--- Begin Information supplied ---
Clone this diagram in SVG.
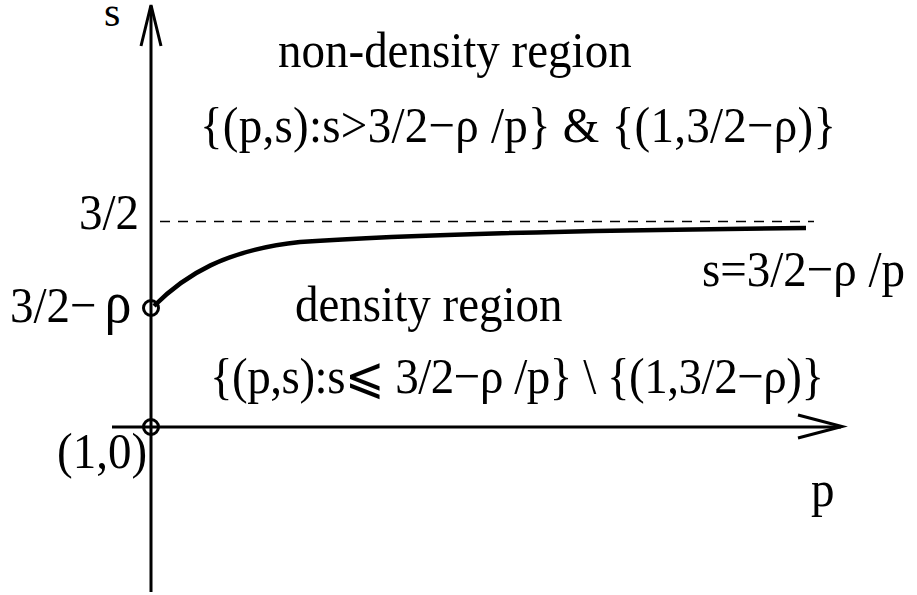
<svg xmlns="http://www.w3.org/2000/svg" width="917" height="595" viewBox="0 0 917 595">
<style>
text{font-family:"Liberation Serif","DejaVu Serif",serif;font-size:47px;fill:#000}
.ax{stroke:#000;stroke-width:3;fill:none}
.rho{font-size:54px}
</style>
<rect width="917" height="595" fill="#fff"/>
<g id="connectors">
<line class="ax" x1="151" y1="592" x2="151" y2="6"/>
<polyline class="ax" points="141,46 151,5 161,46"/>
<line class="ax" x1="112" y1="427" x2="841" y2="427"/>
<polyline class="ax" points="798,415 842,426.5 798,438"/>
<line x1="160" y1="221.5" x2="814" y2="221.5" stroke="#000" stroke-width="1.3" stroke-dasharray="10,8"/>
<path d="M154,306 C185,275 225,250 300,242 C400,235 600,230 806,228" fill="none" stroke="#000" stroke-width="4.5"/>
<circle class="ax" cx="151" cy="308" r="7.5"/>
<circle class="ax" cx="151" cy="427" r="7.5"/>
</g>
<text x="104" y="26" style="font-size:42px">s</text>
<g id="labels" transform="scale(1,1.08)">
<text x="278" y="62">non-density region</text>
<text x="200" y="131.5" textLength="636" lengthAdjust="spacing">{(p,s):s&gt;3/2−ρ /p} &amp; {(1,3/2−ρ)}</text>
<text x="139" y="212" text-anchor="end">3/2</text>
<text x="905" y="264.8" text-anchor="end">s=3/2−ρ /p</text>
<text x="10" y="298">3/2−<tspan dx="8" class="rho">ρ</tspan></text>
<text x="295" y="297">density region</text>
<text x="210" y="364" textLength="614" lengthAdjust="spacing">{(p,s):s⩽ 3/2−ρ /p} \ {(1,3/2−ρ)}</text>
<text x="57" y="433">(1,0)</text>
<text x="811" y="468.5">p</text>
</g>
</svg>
--- End Information supplied ---
__Problem details__.
Keep every word of the data as it is when you write it out, but drop the pictures.

__Result for this exercise__.
Clone this diagram in SVG.
<svg xmlns="http://www.w3.org/2000/svg" width="917" height="595" viewBox="0 0 917 595">
<style>
text{font-family:"Liberation Serif","DejaVu Serif",serif;font-size:47px;fill:#000}
.ax{stroke:#000;stroke-width:3;fill:none}
.rho{font-size:54px}
</style>
<rect width="917" height="595" fill="#fff"/>
<g id="connectors">
<line class="ax" x1="151" y1="592" x2="151" y2="6"/>
<polyline class="ax" points="141,46 151,5 161,46"/>
<line class="ax" x1="112" y1="427" x2="841" y2="427"/>
<polyline class="ax" points="798,415 842,426.5 798,438"/>
<line x1="160" y1="221.5" x2="814" y2="221.5" stroke="#000" stroke-width="1.3" stroke-dasharray="10,8"/>
<path d="M154,306 C185,275 225,250 300,242 C400,235 600,230 806,228" fill="none" stroke="#000" stroke-width="4.5"/>
<circle class="ax" cx="151" cy="308" r="7.5"/>
<circle class="ax" cx="151" cy="427" r="7.5"/>
</g>
<text x="104" y="26" style="font-size:42px">s</text>
<g id="labels" transform="scale(1,1.08)">
<text x="278" y="62">non-density region</text>
<text x="200" y="131.5" textLength="636" lengthAdjust="spacing">{(p,s):s&gt;3/2−ρ /p} &amp; {(1,3/2−ρ)}</text>
<text x="139" y="212" text-anchor="end">3/2</text>
<text x="905" y="264.8" text-anchor="end">s=3/2−ρ /p</text>
<text x="10" y="298">3/2−<tspan dx="8" class="rho">ρ</tspan></text>
<text x="295" y="297">density region</text>
<text x="210" y="364" textLength="614" lengthAdjust="spacing">{(p,s):s⩽ 3/2−ρ /p} \ {(1,3/2−ρ)}</text>
<text x="57" y="433">(1,0)</text>
<text x="811" y="468.5">p</text>
</g>
</svg>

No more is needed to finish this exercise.